Pernah mendengar lagu "yooo ayooo, ayooo ............, kuingin kita harus menang.."? Lagu ini bahkan pernah ada di hampir seluruh stadion Indonesia. Termasuk lagu wajib saat timnas kita sedang bertanding. Konon lagu tersebut berasal dari salah satu pemain Arema, yang memberikan kumpulan chants suporter kepada Aremania pada era 90-an.



Saat siaran langsung televisi mulai banyak, bahkan menjangkau Papua yang dulu jarang disiarkan. Dari situ juga terlihat, bahwa beberapa suporter di stadion luar Jawa masih memakai lagu “stok lama”. Wajar memang karena kebanyakan away days lebih banyak dilakukan di pulau Jawa, terkait karena mudahnya akses dari stadion ke stadion lain, juga dana yang lebih murah ketimbang ke luar pulau.
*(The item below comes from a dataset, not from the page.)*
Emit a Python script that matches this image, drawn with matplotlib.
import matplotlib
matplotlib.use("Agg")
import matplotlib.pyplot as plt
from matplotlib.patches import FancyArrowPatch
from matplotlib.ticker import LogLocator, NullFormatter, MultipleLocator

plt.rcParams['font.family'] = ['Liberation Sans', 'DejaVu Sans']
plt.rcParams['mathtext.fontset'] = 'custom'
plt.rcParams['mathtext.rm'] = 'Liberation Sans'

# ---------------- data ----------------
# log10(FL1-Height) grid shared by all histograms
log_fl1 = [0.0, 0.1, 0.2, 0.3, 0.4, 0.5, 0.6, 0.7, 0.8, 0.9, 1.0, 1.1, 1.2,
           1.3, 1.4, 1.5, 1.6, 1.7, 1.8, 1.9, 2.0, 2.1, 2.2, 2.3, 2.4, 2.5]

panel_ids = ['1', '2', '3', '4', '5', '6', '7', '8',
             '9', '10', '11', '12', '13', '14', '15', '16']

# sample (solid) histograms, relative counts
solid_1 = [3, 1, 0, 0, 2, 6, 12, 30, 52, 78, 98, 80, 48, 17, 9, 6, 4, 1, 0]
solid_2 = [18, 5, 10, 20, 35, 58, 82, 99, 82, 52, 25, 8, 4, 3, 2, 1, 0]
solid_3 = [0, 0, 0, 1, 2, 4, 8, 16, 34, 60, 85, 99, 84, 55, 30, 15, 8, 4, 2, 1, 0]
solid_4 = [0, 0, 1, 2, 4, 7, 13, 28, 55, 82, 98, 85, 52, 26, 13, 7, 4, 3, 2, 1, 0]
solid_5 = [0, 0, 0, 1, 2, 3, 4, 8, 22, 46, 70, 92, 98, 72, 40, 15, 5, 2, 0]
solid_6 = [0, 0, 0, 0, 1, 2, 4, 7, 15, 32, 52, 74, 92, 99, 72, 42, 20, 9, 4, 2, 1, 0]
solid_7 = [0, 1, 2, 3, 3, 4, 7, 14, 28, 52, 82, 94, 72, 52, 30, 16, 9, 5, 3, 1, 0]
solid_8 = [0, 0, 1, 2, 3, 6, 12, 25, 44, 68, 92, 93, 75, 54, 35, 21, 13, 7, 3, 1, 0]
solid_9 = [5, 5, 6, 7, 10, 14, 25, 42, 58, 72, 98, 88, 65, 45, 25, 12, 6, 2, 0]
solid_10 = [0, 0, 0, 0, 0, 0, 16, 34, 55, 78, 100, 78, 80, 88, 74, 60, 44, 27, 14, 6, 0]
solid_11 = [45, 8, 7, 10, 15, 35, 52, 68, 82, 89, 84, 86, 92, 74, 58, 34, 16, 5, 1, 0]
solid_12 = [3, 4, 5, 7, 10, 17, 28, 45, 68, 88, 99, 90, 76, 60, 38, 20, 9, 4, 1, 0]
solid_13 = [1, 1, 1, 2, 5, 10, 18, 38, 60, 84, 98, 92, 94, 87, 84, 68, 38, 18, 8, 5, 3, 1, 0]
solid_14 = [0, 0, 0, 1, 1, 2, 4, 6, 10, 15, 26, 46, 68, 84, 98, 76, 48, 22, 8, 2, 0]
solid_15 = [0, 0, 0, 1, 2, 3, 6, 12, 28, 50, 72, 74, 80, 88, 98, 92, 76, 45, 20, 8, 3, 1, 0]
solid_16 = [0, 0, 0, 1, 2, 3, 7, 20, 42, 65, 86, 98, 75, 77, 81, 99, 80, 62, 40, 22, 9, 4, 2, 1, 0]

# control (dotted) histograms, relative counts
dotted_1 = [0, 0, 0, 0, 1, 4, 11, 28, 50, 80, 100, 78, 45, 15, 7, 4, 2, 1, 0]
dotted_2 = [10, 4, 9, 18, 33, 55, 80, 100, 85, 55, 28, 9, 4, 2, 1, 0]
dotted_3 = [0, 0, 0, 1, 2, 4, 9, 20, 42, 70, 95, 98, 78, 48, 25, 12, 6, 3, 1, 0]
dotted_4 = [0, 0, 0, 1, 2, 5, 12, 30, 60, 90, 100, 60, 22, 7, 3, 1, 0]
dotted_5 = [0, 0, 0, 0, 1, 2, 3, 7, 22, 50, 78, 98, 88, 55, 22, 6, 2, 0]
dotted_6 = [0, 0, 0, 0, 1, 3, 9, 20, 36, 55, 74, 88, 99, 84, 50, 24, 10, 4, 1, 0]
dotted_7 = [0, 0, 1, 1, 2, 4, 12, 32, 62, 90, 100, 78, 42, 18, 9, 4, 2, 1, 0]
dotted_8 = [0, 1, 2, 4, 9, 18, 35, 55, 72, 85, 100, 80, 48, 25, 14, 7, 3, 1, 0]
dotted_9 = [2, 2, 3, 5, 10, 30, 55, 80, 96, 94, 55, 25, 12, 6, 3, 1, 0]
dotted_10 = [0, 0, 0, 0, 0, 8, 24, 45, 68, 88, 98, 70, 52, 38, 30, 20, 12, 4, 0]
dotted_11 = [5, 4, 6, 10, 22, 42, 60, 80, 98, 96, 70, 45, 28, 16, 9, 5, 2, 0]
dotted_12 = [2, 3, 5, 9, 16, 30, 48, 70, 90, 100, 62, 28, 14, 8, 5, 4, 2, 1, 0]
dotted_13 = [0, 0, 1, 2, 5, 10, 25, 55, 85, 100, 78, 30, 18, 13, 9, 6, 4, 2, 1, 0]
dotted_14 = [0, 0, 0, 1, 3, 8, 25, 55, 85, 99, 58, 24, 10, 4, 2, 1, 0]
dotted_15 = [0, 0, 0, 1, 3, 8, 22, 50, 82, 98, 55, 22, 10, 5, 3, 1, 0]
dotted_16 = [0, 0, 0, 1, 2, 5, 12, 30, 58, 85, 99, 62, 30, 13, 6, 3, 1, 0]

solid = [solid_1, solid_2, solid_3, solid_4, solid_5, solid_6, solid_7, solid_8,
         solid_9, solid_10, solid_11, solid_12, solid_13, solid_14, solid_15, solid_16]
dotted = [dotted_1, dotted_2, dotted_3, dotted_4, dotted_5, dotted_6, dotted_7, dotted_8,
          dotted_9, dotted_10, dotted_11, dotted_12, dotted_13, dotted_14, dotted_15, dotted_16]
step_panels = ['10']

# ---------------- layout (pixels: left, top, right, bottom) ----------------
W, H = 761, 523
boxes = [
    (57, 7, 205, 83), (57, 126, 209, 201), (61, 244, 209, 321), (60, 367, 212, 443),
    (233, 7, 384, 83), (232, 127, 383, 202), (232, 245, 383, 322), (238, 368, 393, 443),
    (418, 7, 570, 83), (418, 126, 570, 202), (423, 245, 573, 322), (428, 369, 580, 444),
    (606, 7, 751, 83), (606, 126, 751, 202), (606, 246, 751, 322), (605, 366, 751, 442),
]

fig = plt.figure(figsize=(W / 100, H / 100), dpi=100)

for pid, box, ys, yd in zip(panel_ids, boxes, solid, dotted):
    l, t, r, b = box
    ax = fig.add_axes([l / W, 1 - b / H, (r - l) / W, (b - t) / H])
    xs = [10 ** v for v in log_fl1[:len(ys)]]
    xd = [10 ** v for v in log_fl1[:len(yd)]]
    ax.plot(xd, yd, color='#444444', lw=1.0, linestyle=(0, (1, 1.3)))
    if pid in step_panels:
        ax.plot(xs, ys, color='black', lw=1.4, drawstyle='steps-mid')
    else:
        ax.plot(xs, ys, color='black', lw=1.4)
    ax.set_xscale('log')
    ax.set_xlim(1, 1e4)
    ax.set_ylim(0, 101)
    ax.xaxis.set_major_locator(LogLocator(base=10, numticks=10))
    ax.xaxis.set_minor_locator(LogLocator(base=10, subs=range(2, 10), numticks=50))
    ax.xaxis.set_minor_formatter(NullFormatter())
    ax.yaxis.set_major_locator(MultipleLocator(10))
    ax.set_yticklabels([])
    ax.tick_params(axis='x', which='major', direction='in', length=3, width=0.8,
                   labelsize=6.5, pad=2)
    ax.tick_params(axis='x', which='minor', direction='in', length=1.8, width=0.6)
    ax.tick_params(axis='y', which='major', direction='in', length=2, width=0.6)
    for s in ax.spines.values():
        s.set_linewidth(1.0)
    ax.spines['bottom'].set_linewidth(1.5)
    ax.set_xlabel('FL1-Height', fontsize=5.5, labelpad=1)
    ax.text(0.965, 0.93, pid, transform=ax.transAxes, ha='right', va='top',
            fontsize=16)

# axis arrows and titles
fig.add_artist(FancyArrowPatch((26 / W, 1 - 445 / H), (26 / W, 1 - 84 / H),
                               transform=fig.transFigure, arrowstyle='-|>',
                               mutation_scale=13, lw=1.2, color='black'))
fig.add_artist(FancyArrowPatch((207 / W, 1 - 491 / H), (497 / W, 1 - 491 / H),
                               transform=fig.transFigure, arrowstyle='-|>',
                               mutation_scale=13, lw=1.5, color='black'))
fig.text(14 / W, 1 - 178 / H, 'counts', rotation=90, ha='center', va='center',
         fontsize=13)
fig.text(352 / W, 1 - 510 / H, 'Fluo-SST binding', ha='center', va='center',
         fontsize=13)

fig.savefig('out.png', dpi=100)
Kesempatan tandang ke markas lawan memang dapat menjadi ajang bagi suporter untuk belajar. Sayangnya jika kita hanya berkeliling Indonesia, rasanya tidak akan jauh berbeda. 
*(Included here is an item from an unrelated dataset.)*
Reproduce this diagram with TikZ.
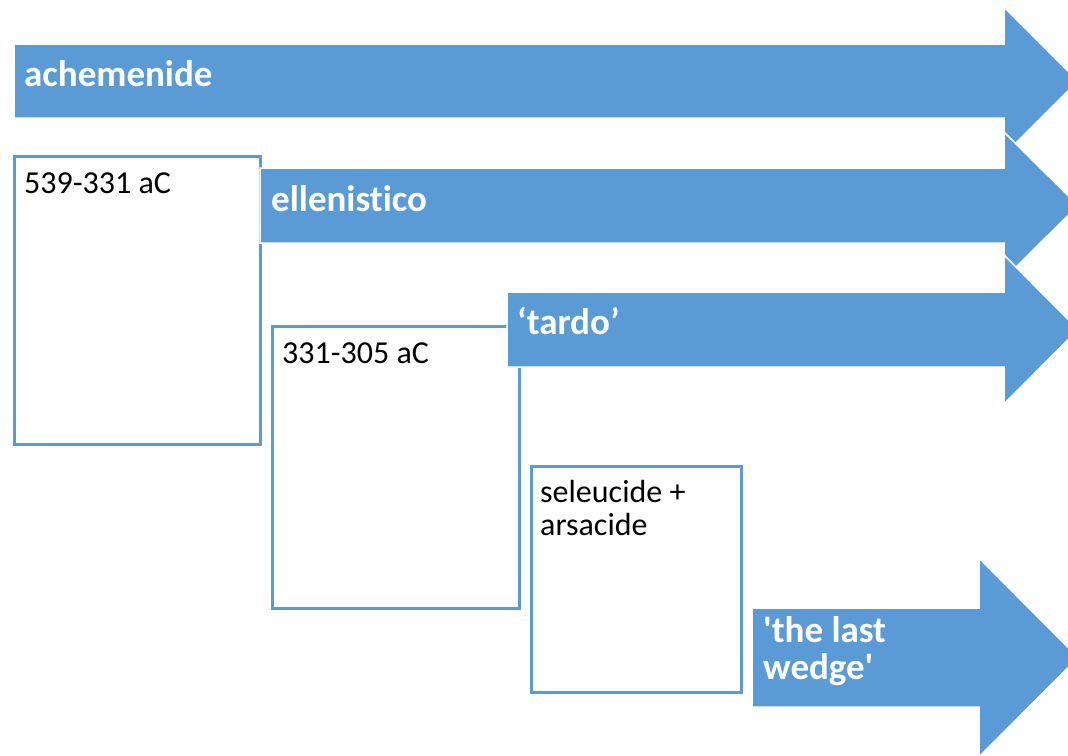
\documentclass[tikz,border=0pt]{standalone}
\usepackage{fontspec}
\setmainfont{Carlito}[Ligatures={TeX,NoCommon}]
\definecolor{eraBlue}{HTML}{5B9BD5}

\tikzset{
  era/.style={fill=eraBlue, draw=white, line width=1.5pt},
  eraText/.style={anchor=base west, inner sep=0pt, text=white, align=left,
    font=\fontsize{37}{37}\selectfont\bfseries},
  dateBox/.style={draw=eraBlue, line width=2.5pt, fill=white, anchor=north west, inner sep=0pt},
  dateText/.style={anchor=base west, inner sep=0pt, align=left,
    font=\fontsize{32}{33}\selectfont},
}

\begin{document}
\begin{tikzpicture}[x=1pt, y=-1pt]
  \useasboundingbox (0,0) rectangle (1068,755);
  \clip (0,0) rectangle (1068,755);

  % achemenide
  \draw[era] (14,44) -- (1004,44) -- (1004,7) -- (1078,81) -- (1004,155) -- (1004,118) -- (14,118) -- cycle;
  \node[eraText] (ache) at (24,86) {achemenide};

  \node[dateBox, minimum width=246pt, minimum height=288pt] (d539) at (13,155) {};
  \node[dateText] (t539) at (24,193) {539-331 aC};

  % ellenistico
  \draw[era] (260,168) -- (1004,168) -- (1004,132) -- (1078,205.5) -- (1004,279) -- (1004,243) -- (260,243) -- cycle;
  \node[eraText] (elle) at (271,211) {ellenistico};

  \node[dateBox, minimum width=247pt, minimum height=282pt] (d331) at (271,325) {};
  \node[dateText] (t331) at (282,363) {331-305 aC};

  % tardo
  \draw[era] (507,292) -- (1004,292) -- (1004,255) -- (1078,329.5) -- (1004,404) -- (1004,367) -- (507,367) -- cycle;
  \node[eraText] (tardo) at (517,334) {‘tardo’};

  \node[dateBox, minimum width=210pt, minimum height=226pt] (dsel) at (530,465) {};
  \node[dateText] (tsel) at (540,535) {seleucide +\\arsacide};

  % the last wedge
  \draw[era] (752,608) -- (979,608) -- (979,558) -- (1078,657.5) -- (979,757) -- (979,707) -- (752,707) -- cycle;
  \node[eraText] (wedge) at (763,679) {\textquotesingle the last\\wedge\textquotesingle};
\end{tikzpicture}
\end{document}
Lain cerita jika menyebrang jauh ke negeri orang. Sepengetahuan saya pertandingan tandang yang dihadiri banyak suporter kita berangkat langsung dari Indonesia, hanya di Malaysia saat Piala AFF 2010 dan 2012.

Piala AFC misalnya, bisa menjadi kesempatan bagi suporter kita untuk mempelajari apa yang diperlihatkan para suporter tim tamu dari luar negeri.
Pada tahun 2007, saya pergi ke Solo untuk mendukung kesebelasan yang saya dukung, Persik Kediri, bertanding di AFC Champions League di Stadion Manahan kala itu. Ini menjadi salah pengalaman yang menyenangkan bagi saya. Urawa Reds yang bertanding melawan Persik didampingi oleh suporternya yang terbang langsung dari Jepang.
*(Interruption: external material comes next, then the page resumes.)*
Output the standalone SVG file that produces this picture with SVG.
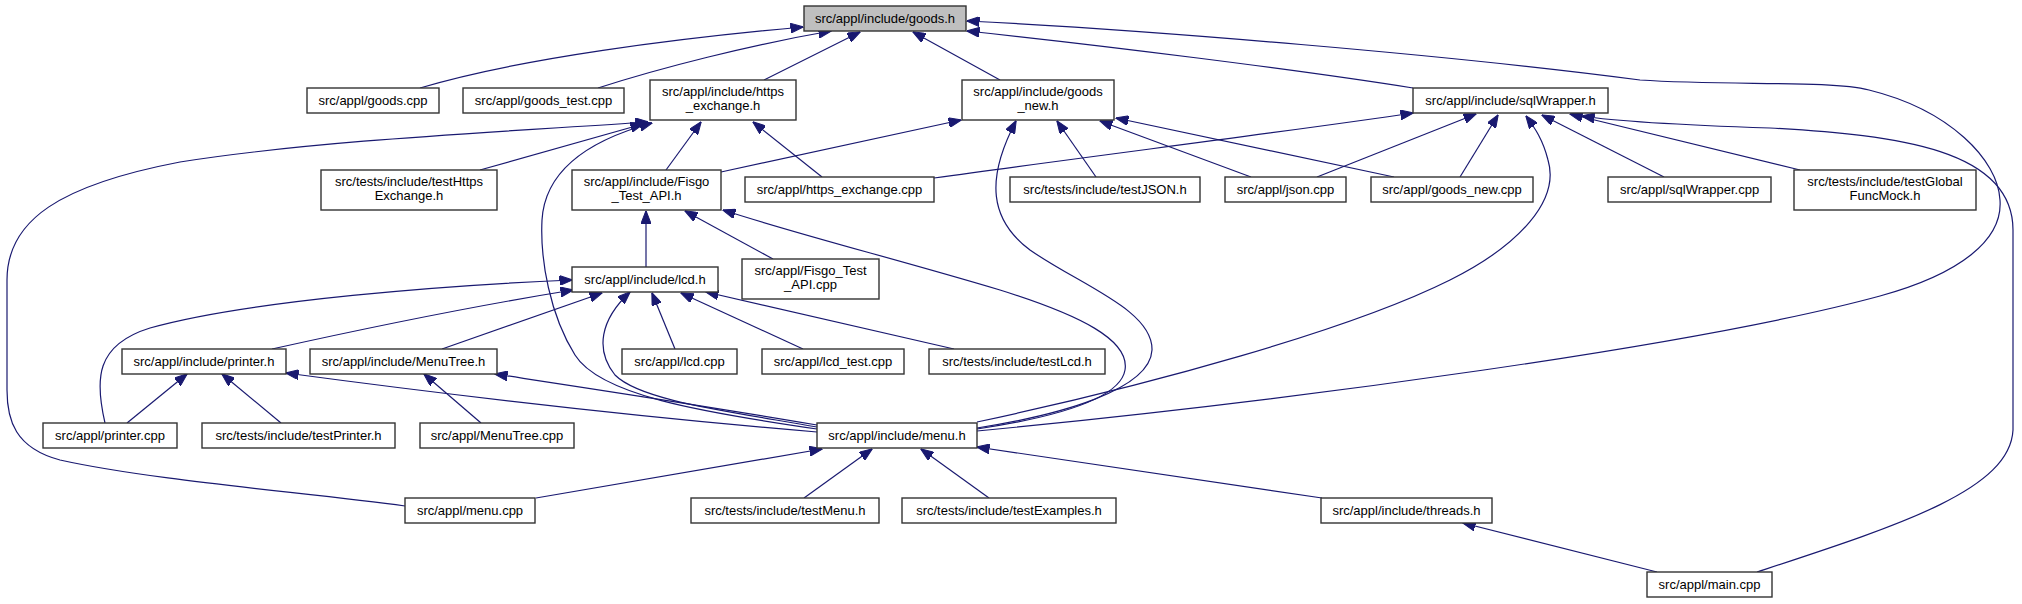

Untuk pertama kalinya saya melihat suporter menyamakan nada sebelum bertanding layaknya sebuah paduan suara. Entah pada saat itu sedang bercanda atau memang menjadi ritual wajib mereka, yang jelas puluhan suporter tersebut suaranya menyamai ribuan suporter tuan rumah.

Sulit dipercaya memang, tetapi pilihan lagu mereka saat itu juga bernada menghentak. Memungkinkan bersuara dalam satu nada dan terdengar sangat kencang. Peralatan yang dibawa juga sangat ramah untuk seseorang yang terbang ribuan kilometer. Bendera dan spanduk dari kain tipis hingga tongkat bendera dan set drum yang bisa dilipat.

Kekerabatan di Tribun

Away days bisa menjadi piknik yang memperat antar suporter. Menjemput suporter tamu di perbatasan daerah seringkali dilakukan hingga di depan pintu gerbang stadion. Hal yang sama saat pulang pasca-pertandingan.

Di dalam stadion kedua suporter saling lempar nyanyian. Beberapa juga melakukan ritual tukar atribut dan keliling bersama stadion saat jeda pertandingan. Tidak jarang ada yang bertukar kontak lawan jenis, mencari kesempatan dalam keriuhan.

Kondisi di atas hanya dapat terjadi pada dua kubu suporter yang mempunyai hubungan baik. Rivalitas yang berujung kerusuhan memang masih terjadi di kompetisi Indonesia. Wajar memang karena hampir di seluruh liga dunia, rivalitas seperti itu memang selalu ada.

Rivalitas yang ada juga terkadang membuat perjalanan para suporter menjadi terganggu. Suporter harus waspada saat berada di jalur tertentu ketika berada dalam bis atau kereta api. Dua roda transportasi primadona hampir seluruh suporter Indonesia. Beberapa juga nekat naik ke atap gerbong saat kereta sudah penuh sesak.

Bahkan ada sebutan “jalur Gaza” di kalangan suporter, untuk menamai tempat daerah rival mereka. Karena setiap melewati jalur tersebut tak jarang terjadi kerusuhan. Mulai dari lemparan – lemparan hingga bentrok fisik.

Perbaikan sarana dan prasana memang diharapkan mampu meminimalisir kejadian-kejadian yang tidak diinginkan saat away days. Jaminan keamanan yang memadai, transportasi yang baik, hingga akses stadion yang nyaman.